__Prompt__:
Print exactly the lines from the first one down to the line containing "y_ticks = [0, 2, 4, 6, 8, 10, 12]", both ends included, with no pictures and nothing else.

__Source excerpt__:
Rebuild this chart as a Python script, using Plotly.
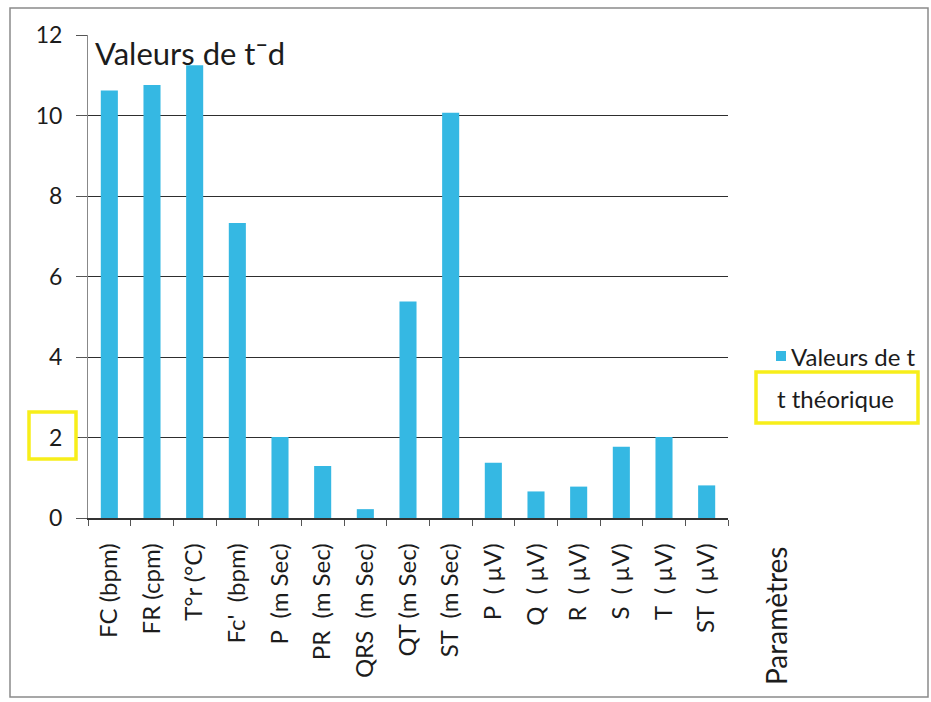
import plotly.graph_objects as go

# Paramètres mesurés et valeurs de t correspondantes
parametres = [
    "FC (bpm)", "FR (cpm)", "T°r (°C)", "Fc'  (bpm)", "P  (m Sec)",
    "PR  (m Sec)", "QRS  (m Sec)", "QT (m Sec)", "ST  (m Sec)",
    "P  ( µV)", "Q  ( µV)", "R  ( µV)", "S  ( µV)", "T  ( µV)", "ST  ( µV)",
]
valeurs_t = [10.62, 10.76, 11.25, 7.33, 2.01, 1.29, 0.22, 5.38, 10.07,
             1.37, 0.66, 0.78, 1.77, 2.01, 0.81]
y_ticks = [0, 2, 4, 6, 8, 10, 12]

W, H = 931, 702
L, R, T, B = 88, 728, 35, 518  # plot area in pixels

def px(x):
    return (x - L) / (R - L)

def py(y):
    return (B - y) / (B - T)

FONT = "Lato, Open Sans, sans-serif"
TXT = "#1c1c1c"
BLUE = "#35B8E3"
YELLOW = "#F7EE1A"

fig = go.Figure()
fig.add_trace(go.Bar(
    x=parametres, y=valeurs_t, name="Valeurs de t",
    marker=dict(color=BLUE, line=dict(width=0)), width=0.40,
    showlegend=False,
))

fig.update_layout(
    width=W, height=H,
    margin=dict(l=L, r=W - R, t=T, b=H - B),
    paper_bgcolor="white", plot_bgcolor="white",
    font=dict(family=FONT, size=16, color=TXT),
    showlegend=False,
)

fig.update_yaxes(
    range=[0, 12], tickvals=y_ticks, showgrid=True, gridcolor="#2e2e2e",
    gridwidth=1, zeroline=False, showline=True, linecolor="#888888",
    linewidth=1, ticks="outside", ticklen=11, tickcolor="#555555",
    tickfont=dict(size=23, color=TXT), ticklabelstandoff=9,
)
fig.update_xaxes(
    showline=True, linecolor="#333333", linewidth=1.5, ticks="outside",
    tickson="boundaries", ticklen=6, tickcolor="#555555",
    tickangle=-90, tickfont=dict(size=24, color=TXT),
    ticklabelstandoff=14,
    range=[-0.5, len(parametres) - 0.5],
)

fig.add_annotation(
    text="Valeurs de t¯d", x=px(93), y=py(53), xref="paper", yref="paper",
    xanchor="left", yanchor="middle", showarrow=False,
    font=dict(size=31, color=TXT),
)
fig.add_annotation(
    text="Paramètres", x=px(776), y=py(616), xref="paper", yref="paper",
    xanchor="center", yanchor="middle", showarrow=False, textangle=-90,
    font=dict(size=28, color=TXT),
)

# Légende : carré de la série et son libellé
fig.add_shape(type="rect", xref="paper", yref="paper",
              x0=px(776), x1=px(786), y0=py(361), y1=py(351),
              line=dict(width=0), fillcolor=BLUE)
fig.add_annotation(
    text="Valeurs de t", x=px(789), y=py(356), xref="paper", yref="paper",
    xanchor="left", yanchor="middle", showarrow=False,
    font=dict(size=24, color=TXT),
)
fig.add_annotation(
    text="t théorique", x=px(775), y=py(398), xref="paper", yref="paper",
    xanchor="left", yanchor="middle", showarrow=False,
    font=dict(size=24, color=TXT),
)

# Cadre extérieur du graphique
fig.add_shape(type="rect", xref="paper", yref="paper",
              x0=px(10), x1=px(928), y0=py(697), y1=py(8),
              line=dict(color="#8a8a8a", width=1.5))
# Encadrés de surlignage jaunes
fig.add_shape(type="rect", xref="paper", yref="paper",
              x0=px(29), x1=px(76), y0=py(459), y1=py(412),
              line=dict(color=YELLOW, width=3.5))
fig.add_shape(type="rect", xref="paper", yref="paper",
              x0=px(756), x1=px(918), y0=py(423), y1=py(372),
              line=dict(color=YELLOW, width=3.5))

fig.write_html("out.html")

__Task solution__:
Rebuild this chart as a Python script, using Plotly.
import plotly.graph_objects as go

# Paramètres mesurés et valeurs de t correspondantes
parametres = [
    "FC (bpm)", "FR (cpm)", "T°r (°C)", "Fc'  (bpm)", "P  (m Sec)",
    "PR  (m Sec)", "QRS  (m Sec)", "QT (m Sec)", "ST  (m Sec)",
    "P  ( µV)", "Q  ( µV)", "R  ( µV)", "S  ( µV)", "T  ( µV)", "ST  ( µV)",
]
valeurs_t = [10.62, 10.76, 11.25, 7.33, 2.01, 1.29, 0.22, 5.38, 10.07,
             1.37, 0.66, 0.78, 1.77, 2.01, 0.81]
y_ticks = [0, 2, 4, 6, 8, 10, 12]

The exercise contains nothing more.